The standing committee ruled that Hong Kong’s courts need the approval of the territory’s chief executive or a separate committee to allow foreign lawyers to take part in national security trials.
That came after Hong Kong leader John Lee, who is under U.S. sanctions, asked Beijing to make a ruling that could effectively block jailed pro-democracy publisher Jimmy Lai from hiring a British lawyer to represent him.
Lai was arrested in 2020 during a crackdown on the city’s pro-democracy movement that led Beijing to impose a sweeping National Security Law on the city. He is fighting collusion charges and faces up to life in prison if convicted.
May said that in light of the standing committee’s ruling and other developments, “companies should be aware that the risks faced in mainland China are now increasingly present here in Hong Kong.”
“The National Security Law and actions taken by Beijing and Hong Kong authorities may negatively impact company staff, finances, legal compliance reputation and operations,” he said.
Hong Kong’s reputation as a free global financial center could be further harmed if more of the “best and brightest” leave the city, he said, referring to the decision by many Hong Kong citizens to move abroad after 2020.
The city’s government should “cease its dismantlement of Hong Kong’s democratic institutions, autonomy and rule of law,” release those held unjustly and “respect human rights for all,” May said.

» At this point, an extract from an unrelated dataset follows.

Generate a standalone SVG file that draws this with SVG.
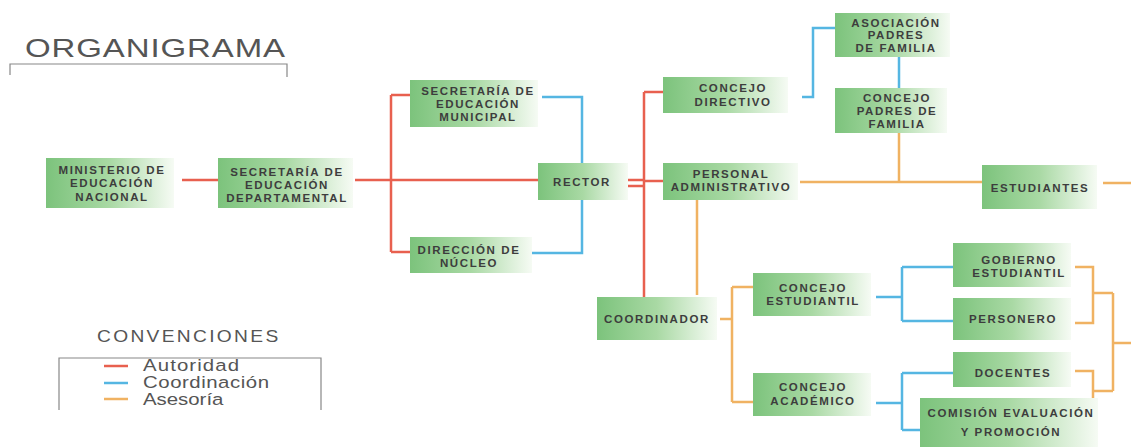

In a response, the Chinese Foreign Ministry’s office in Hong Kong said May “slandered the rule of law and freedom in Hong Kong” and “deliberately discredited Hong Kong’s business environment.”
May “recklessly trampled on the basic principle of not interfering with a place’s domestic affairs under international law and international relations,” it said in a statement posted online.
“He supported those who have opposed China and disrupted Hong Kong, and also badmouthed Hong Kong’s development prospects,” the statement said.
The U.S. and other major democracies have been critical of China’s crackdown on political freedoms in the former British colony, which was handed back to China in 1997 with a promise by Beijing to keep Western-style liberties under a “one country, two systems” framework.
Hong Kong is among a raft of issues that have sent ties between Beijing and Washington to their lowest level in years, including technology and trade, human rights, threats against Taiwan, and China’s claims in the South China Sea.